Clips of the Obamas praising and quoting the famous author back in 2015 have resurfaced in the wake of the Biden administration stripping his name from Read Across America Day.
In an April 2015 filmed meeting between the then-president and White House interns, where he took questions from the group, Obama told the young politicos that “pretty much all the stuff you need to know is in Dr. Seuss.”
“It’s like the Star-Belly Sneetches, you know? We’re all the same, so why would we treat somebody differently just because they don’t have a star on their belly? If I think about responsibility, I think about Horton sitting on the egg up in the tree, while Lazy Mayzie’s flying off, doing whatever she wants. You know what I mean?” the 44th president asked the group of interns, referencing the Seuss classics “The Sneetches” and “Horton Hears a Who.”

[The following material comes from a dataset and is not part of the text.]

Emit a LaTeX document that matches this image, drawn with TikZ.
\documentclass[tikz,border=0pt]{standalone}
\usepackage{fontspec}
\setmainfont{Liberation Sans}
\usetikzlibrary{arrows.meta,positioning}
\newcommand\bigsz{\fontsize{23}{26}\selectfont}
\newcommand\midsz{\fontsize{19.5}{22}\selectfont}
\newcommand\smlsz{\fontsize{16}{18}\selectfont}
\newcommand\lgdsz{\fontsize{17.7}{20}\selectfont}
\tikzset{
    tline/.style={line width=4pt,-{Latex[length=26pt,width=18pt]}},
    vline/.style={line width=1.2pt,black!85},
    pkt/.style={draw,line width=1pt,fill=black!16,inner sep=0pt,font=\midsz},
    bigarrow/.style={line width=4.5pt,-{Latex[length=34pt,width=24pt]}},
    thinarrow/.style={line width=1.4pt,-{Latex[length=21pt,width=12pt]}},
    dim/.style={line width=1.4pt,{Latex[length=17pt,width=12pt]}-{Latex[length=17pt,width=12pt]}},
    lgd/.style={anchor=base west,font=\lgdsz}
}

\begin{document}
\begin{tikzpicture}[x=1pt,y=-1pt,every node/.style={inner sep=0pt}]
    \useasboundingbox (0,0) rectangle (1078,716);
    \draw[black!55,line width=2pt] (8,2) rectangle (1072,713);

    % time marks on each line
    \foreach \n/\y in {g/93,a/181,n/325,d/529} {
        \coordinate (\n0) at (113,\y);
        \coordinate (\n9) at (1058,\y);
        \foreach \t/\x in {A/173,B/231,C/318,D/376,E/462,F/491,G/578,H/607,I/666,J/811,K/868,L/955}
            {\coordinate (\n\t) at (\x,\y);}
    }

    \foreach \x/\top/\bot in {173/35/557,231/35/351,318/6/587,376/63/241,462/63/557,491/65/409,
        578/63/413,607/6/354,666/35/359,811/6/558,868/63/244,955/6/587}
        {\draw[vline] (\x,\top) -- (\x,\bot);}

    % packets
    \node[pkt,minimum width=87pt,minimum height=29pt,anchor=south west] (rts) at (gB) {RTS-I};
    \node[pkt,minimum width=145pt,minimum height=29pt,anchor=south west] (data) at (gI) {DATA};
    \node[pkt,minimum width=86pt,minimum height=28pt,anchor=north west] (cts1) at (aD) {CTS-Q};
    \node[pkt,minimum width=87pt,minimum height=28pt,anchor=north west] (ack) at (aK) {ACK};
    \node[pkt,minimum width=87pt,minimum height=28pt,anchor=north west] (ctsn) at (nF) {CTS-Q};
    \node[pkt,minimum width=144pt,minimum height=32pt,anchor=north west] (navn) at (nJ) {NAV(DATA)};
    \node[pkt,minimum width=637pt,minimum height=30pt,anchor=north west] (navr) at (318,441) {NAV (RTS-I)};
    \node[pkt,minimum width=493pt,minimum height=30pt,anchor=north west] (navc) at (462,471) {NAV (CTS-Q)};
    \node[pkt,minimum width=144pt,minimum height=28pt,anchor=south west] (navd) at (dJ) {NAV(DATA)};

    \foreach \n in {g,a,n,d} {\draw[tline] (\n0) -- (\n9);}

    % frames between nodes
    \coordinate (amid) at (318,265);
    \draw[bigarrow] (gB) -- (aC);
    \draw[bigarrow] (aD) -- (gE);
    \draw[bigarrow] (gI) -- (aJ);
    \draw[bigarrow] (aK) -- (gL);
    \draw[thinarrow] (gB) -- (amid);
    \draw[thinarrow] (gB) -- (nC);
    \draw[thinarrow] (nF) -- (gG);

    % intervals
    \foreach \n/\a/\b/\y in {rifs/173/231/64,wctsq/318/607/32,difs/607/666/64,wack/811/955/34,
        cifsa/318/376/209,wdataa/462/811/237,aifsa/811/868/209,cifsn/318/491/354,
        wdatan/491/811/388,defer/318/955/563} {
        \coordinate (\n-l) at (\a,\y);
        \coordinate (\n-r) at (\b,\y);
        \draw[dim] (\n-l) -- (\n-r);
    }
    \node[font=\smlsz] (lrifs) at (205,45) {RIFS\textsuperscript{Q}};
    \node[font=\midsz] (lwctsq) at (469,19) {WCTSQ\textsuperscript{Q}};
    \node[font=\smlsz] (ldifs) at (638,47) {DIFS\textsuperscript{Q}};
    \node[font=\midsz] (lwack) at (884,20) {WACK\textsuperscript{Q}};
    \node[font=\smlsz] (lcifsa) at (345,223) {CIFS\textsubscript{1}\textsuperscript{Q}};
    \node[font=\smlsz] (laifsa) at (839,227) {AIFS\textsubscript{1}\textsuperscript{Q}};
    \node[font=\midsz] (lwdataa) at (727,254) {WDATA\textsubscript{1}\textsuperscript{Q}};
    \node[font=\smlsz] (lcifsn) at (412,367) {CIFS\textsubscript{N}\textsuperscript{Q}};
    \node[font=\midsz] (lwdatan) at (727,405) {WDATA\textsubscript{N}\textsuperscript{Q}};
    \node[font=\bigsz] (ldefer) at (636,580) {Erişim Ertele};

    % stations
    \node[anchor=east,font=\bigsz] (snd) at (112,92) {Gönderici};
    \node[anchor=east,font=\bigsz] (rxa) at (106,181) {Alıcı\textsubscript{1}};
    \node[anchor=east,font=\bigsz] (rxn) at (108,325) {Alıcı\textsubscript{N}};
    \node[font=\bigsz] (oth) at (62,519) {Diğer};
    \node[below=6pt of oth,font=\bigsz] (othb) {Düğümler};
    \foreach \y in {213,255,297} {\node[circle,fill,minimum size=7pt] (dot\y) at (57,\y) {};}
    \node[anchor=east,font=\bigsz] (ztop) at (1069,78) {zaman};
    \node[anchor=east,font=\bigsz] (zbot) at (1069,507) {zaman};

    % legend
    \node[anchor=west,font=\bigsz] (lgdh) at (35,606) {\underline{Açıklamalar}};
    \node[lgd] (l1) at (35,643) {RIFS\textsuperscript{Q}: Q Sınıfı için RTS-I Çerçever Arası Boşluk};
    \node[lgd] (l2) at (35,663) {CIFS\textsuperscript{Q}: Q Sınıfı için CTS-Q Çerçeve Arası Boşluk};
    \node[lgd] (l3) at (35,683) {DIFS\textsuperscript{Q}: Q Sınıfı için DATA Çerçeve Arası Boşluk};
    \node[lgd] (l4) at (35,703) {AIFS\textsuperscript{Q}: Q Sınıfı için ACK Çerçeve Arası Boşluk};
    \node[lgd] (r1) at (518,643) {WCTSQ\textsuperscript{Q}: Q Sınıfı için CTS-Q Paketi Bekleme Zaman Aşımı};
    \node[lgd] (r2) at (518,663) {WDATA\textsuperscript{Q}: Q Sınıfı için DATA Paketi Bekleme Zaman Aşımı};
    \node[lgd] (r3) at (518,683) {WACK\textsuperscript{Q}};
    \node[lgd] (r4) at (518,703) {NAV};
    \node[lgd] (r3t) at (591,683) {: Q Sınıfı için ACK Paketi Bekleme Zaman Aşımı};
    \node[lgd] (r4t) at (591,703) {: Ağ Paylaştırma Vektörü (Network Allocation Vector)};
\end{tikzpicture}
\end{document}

“All I’m saying is that as you get older what you will find is that the homespun basic virtues that your Mom, your Dad, or folks you care about or admire, taught you — about hard work, being responsible, being kind, giving something back, being useful, working as a team…turns out that’s all true,” he continued.

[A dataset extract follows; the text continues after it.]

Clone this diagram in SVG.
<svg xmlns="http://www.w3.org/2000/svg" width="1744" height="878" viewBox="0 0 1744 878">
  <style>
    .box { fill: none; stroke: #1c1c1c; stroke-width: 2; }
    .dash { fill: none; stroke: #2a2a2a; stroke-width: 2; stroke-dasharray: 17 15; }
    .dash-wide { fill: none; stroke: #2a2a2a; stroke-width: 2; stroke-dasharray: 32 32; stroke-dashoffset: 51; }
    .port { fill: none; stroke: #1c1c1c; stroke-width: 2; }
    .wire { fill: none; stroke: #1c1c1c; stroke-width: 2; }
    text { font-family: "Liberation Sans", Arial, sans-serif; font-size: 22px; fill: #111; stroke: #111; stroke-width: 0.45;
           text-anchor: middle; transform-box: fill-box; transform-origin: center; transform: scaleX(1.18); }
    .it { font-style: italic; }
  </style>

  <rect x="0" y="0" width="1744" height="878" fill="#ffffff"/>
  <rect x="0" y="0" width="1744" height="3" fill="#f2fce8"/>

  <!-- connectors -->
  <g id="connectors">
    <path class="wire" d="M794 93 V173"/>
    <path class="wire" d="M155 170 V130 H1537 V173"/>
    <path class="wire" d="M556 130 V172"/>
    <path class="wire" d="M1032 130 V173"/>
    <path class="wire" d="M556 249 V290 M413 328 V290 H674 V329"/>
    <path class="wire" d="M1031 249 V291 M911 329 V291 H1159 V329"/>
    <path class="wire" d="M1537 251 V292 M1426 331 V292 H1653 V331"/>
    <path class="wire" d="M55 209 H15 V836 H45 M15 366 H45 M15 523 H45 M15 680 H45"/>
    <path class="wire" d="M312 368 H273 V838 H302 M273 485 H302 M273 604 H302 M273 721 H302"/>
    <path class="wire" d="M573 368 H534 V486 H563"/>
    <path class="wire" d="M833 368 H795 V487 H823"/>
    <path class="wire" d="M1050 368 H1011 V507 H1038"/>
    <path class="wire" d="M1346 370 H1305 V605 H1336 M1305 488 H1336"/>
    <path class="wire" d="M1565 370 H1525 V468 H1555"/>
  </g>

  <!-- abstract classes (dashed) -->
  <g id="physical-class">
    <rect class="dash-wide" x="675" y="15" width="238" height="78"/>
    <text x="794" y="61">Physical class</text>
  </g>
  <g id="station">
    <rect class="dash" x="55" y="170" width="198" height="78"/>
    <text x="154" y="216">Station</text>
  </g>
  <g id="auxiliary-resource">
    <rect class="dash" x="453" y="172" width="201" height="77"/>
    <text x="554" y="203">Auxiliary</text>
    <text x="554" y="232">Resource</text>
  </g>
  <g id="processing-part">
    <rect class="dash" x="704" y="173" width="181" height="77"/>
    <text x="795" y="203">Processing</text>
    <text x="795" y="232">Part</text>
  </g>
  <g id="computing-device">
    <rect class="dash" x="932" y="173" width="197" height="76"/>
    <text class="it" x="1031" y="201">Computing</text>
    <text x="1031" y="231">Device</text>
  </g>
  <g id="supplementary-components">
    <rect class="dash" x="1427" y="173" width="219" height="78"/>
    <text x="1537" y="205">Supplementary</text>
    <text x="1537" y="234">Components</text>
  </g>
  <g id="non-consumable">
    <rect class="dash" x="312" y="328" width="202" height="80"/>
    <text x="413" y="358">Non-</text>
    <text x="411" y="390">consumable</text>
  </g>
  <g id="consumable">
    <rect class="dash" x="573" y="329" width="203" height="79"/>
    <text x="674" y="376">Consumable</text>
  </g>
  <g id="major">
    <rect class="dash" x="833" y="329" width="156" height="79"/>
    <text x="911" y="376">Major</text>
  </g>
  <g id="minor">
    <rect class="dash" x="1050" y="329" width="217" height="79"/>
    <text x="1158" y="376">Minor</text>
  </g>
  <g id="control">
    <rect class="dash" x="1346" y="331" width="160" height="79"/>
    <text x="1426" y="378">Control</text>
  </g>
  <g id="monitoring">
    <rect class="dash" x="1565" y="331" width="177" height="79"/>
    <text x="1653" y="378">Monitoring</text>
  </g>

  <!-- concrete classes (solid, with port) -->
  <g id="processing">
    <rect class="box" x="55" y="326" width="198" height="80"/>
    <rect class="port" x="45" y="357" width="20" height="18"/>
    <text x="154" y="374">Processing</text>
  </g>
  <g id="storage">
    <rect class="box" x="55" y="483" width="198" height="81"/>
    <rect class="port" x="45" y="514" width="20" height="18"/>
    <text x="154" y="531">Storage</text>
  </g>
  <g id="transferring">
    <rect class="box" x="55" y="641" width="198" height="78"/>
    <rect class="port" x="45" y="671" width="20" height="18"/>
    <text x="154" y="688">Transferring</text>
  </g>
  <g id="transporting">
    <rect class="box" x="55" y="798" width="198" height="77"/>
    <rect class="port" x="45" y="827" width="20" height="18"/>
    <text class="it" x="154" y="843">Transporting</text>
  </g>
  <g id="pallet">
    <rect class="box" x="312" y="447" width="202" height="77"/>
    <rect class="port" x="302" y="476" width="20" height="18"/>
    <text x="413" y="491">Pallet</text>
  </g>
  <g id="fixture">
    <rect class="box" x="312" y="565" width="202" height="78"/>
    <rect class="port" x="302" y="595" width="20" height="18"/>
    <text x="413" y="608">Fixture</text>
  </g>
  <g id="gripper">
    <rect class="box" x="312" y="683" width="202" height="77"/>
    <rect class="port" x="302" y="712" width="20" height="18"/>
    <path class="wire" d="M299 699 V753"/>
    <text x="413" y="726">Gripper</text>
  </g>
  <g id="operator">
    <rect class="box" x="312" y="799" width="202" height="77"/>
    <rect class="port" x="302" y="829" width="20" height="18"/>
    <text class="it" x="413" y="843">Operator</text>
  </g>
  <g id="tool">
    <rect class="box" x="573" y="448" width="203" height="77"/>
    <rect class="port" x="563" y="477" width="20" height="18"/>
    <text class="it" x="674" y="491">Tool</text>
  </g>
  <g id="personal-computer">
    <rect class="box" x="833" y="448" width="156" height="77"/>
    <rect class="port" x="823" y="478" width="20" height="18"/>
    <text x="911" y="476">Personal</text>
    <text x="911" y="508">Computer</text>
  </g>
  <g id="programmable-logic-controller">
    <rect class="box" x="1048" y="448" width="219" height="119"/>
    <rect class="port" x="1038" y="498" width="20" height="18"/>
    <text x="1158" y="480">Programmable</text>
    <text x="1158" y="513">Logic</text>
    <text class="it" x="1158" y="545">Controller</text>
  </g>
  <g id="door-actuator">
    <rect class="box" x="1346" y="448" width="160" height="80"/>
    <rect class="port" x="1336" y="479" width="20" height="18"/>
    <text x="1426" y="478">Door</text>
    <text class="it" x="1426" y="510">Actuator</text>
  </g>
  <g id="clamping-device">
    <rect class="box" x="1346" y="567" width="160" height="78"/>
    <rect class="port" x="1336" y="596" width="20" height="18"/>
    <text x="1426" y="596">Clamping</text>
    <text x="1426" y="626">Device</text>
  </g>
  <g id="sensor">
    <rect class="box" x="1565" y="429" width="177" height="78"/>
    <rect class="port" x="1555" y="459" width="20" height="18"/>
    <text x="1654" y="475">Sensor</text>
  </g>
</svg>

The former first lady also spoke highly of the late children’s author during Read Across America Day that same year, reading a copy of “Oh, The Things You Can Do That Are Good for You,” a revamped version of the children’s classic “Oh, The Things You Can Do” with added content on the basics of healthy living.
Speaking at a White House event, the first lady told the children in the audience, “You know who saw this book this morning before he got on the helicopter? The president.”

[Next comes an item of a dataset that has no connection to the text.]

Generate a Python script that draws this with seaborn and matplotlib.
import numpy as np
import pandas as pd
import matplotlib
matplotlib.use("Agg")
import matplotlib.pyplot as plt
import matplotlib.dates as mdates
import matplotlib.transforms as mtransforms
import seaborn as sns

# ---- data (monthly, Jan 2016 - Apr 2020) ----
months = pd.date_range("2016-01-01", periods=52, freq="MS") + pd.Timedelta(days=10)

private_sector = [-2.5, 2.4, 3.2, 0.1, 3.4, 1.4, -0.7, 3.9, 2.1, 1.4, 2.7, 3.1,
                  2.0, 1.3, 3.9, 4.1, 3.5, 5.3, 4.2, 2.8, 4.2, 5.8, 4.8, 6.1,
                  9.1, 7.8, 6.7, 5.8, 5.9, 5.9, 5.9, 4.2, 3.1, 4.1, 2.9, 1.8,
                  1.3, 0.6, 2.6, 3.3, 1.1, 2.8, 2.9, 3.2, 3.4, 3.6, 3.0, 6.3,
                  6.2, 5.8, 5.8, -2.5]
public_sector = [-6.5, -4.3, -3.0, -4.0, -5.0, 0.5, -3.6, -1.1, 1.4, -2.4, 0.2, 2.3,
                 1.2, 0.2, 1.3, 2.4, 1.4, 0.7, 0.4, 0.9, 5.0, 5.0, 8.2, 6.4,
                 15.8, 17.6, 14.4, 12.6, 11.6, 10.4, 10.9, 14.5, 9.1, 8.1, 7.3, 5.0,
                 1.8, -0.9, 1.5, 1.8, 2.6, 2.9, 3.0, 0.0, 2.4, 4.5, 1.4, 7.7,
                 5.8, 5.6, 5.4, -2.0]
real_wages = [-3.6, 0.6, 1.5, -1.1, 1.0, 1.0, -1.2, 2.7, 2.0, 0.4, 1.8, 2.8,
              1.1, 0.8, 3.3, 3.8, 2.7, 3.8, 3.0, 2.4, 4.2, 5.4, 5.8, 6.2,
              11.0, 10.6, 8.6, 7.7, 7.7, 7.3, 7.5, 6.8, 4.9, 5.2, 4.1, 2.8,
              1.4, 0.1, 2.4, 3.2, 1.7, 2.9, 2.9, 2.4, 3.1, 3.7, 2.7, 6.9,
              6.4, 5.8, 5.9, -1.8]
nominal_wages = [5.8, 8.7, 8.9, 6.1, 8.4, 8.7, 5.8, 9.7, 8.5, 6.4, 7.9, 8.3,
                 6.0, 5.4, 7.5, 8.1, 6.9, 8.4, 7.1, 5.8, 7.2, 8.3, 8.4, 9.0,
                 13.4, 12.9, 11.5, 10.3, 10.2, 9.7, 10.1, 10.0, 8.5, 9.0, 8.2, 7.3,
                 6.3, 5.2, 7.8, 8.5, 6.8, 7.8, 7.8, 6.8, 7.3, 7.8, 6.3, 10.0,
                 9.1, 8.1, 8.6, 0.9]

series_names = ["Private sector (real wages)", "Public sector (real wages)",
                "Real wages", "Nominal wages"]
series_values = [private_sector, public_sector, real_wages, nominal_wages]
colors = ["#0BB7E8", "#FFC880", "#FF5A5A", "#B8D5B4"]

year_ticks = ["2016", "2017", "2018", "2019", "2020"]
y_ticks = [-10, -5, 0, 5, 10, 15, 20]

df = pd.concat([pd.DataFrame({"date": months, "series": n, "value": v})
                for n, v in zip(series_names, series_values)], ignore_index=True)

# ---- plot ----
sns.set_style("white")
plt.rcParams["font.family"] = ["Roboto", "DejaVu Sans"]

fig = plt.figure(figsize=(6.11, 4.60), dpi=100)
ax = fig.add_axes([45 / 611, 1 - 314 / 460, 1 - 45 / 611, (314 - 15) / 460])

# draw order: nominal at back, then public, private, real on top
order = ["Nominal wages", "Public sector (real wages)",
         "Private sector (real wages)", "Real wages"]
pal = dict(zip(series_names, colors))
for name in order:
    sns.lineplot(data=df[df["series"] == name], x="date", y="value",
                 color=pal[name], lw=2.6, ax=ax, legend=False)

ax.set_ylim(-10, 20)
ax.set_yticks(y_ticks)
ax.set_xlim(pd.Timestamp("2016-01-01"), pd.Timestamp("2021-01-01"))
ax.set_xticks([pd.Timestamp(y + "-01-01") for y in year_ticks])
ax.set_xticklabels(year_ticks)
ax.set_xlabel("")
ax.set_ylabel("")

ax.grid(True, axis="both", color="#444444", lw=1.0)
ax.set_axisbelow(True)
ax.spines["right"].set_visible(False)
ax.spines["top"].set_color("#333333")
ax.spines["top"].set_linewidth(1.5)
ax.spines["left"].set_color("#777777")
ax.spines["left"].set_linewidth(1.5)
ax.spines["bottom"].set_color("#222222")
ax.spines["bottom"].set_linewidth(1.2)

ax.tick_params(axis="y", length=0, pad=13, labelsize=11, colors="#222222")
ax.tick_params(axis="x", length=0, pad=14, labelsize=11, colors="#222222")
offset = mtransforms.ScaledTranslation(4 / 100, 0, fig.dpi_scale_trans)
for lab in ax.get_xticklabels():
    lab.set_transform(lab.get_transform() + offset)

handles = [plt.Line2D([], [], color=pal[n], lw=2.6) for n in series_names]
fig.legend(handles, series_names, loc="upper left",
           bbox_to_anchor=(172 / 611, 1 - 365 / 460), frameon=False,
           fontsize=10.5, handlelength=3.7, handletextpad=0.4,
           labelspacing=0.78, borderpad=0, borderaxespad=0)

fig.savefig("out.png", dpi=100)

“We love Dr. Seuss in this house,” she continued, holding up a copy of the book.
The birthday of Dr. Seuss, who died in 1991, was chosen by the National Educational Association in 1998 as the date for a new holiday focused on promoting children’s literacy.
This year, President Biden had mentions of Seuss scrubbed from his presidential proclamation after the late author was accused of including “racial undertones” in some of his classic, whimsical tales for children.
Seuss’ work has become the center of controversy recently following a study highlighting a lack of diversity among the author’s characters.
“Of the 2,240 (identified) human characters, there are forty-five characters of color representing 2% of the total number of human characters,” according to a 2019 study from the Conscious Kid’s Library and the University of California that examined 50 of Dr. Seuss’ books.
Last week, a Virginia school district ordered its teachers to avoid “connecting Read Across America Day with Dr. Seuss” because of recent research that allegedly “revealed strong racial undertones” in many of the author’s books.
As controversy continued to swirl, the company that oversees the publishing of Dr. Seuss’s works said it would be scrapping six of the books — “If I Ran the Zoo,” “And to Think That I Saw It on Mulberry Street,” “McElligot’s Pool,” “On Beyond Zebra!,” “Scrambled Eggs Super!” and “The Cat’s Quizzer.”